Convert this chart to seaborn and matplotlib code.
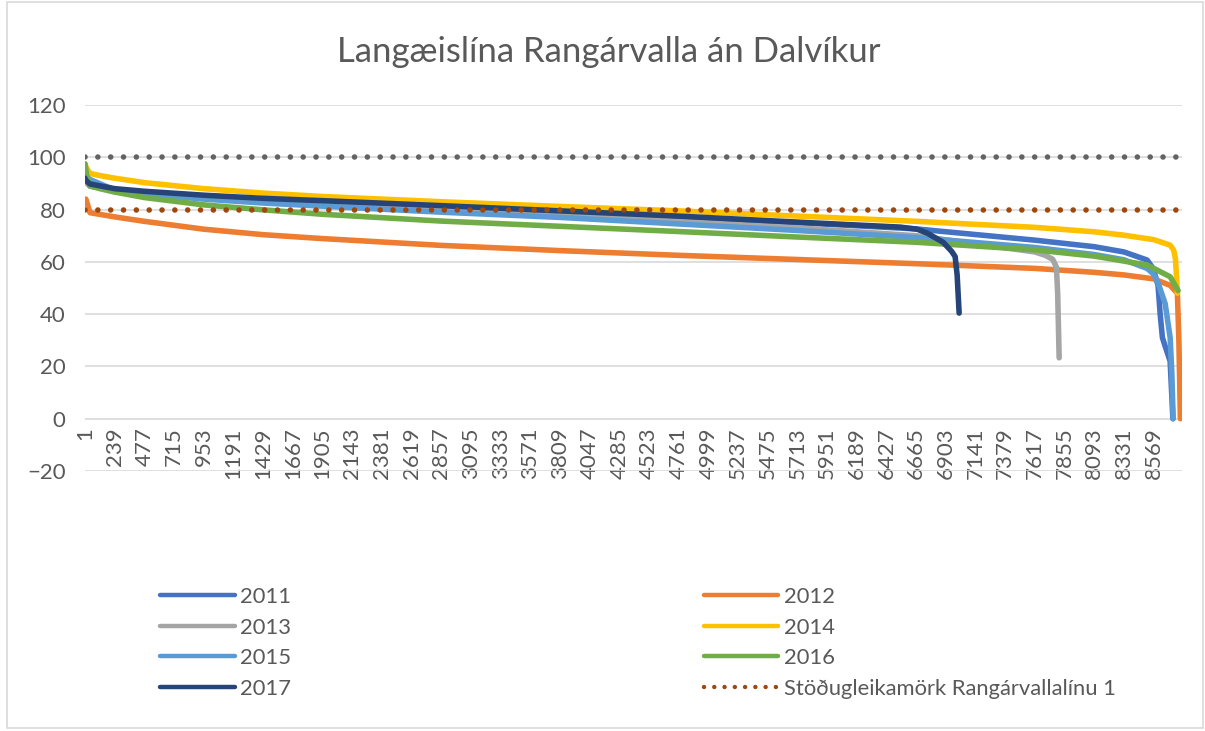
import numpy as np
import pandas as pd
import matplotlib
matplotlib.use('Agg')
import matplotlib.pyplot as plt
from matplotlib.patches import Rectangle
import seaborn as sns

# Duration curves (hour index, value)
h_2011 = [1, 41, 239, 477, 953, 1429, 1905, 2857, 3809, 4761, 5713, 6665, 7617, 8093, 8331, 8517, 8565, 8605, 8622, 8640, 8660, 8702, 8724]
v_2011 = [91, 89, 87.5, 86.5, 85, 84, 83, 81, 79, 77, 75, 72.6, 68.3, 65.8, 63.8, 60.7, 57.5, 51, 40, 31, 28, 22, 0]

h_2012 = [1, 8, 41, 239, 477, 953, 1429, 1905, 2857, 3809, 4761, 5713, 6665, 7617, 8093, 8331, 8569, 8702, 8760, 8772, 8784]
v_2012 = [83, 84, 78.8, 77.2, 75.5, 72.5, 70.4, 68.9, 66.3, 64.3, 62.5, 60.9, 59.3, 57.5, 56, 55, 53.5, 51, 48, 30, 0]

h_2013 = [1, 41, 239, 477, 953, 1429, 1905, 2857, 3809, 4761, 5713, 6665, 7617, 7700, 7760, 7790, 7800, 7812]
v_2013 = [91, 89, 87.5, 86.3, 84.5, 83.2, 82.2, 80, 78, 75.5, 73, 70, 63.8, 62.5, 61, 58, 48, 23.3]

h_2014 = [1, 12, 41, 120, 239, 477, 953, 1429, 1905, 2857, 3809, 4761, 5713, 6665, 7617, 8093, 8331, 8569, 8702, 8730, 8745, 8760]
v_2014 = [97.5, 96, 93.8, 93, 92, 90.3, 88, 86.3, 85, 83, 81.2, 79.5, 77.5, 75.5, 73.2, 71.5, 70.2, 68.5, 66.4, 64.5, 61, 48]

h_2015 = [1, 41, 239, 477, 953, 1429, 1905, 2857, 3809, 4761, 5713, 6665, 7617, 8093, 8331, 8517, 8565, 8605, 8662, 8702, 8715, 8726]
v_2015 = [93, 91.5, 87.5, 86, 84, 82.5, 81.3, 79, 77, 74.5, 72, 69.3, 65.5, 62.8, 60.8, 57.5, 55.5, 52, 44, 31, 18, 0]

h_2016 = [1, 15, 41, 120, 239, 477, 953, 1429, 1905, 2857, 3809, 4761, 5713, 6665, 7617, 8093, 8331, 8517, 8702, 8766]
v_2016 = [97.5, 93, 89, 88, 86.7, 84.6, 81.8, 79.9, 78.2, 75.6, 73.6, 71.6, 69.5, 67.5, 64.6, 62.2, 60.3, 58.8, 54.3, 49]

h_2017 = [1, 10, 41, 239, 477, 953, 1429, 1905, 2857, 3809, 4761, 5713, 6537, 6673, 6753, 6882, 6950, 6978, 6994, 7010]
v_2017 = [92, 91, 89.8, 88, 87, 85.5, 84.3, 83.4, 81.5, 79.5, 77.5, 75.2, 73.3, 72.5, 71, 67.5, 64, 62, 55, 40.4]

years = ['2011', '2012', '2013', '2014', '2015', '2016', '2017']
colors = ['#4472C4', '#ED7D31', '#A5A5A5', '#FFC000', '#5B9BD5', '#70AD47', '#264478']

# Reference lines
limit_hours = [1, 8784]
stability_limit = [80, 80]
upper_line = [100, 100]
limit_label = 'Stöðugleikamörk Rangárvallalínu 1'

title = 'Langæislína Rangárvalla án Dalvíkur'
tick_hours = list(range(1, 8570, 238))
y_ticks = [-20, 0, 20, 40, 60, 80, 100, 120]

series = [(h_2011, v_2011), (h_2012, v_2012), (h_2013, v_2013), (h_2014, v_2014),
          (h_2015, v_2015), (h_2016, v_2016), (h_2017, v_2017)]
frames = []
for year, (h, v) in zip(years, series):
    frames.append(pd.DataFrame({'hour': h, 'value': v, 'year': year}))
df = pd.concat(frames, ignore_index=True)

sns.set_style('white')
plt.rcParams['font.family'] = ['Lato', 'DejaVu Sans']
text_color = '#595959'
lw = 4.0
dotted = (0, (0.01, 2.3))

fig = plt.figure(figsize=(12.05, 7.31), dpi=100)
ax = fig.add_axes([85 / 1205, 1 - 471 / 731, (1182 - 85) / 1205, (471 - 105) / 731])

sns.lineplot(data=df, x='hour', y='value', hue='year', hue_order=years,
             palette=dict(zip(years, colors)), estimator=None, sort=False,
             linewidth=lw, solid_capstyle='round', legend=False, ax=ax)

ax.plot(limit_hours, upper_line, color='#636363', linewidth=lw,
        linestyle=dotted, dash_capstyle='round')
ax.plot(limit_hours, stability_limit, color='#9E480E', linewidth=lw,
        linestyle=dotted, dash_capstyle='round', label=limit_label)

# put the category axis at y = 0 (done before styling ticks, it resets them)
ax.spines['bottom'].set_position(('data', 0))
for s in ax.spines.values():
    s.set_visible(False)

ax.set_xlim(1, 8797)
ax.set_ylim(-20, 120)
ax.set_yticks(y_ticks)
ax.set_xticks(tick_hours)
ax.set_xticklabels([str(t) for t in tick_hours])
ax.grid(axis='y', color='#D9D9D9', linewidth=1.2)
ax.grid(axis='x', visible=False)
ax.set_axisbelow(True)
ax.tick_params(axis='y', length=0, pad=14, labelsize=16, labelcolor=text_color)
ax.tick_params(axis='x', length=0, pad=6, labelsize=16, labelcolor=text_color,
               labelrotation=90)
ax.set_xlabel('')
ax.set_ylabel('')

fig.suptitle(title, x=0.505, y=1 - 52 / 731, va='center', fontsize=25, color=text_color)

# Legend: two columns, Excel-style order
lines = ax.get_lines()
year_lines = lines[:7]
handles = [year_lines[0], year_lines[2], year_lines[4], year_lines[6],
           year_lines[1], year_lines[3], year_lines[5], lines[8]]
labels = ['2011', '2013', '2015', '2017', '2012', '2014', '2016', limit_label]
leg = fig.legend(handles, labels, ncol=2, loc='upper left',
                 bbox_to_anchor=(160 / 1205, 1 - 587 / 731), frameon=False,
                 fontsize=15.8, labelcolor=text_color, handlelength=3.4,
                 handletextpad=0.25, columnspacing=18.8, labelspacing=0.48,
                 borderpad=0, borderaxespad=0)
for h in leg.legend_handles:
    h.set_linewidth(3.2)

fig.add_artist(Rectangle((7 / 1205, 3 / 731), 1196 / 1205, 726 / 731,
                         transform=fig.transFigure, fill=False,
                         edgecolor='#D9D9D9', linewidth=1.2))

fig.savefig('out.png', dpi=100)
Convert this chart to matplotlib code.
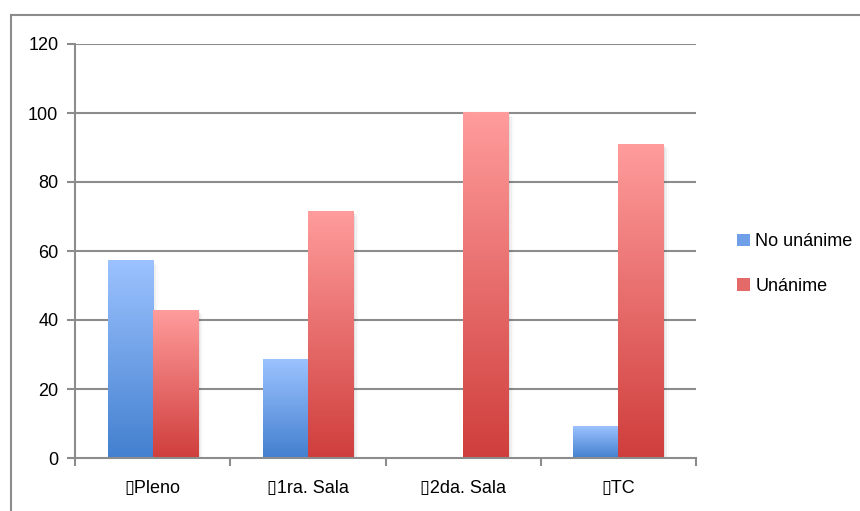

PROBLEM —
Write out an exact copy of the listing, first line through the line containing "51, 48, 30, 0]", with the pictures left out.

SOLUTION TO THIS EXERCISE —
Convert this chart to seaborn and matplotlib code.
import numpy as np
import pandas as pd
import matplotlib
matplotlib.use('Agg')
import matplotlib.pyplot as plt
from matplotlib.patches import Rectangle
import seaborn as sns

# Duration curves (hour index, value)
h_2011 = [1, 41, 239, 477, 953, 1429, 1905, 2857, 3809, 4761, 5713, 6665, 7617, 8093, 8331, 8517, 8565, 8605, 8622, 8640, 8660, 8702, 8724]
v_2011 = [91, 89, 87.5, 86.5, 85, 84, 83, 81, 79, 77, 75, 72.6, 68.3, 65.8, 63.8, 60.7, 57.5, 51, 40, 31, 28, 22, 0]

h_2012 = [1, 8, 41, 239, 477, 953, 1429, 1905, 2857, 3809, 4761, 5713, 6665, 7617, 8093, 8331, 8569, 8702, 8760, 8772, 8784]
v_2012 = [83, 84, 78.8, 77.2, 75.5, 72.5, 70.4, 68.9, 66.3, 64.3, 62.5, 60.9, 59.3, 57.5, 56, 55, 53.5, 51, 48, 30, 0]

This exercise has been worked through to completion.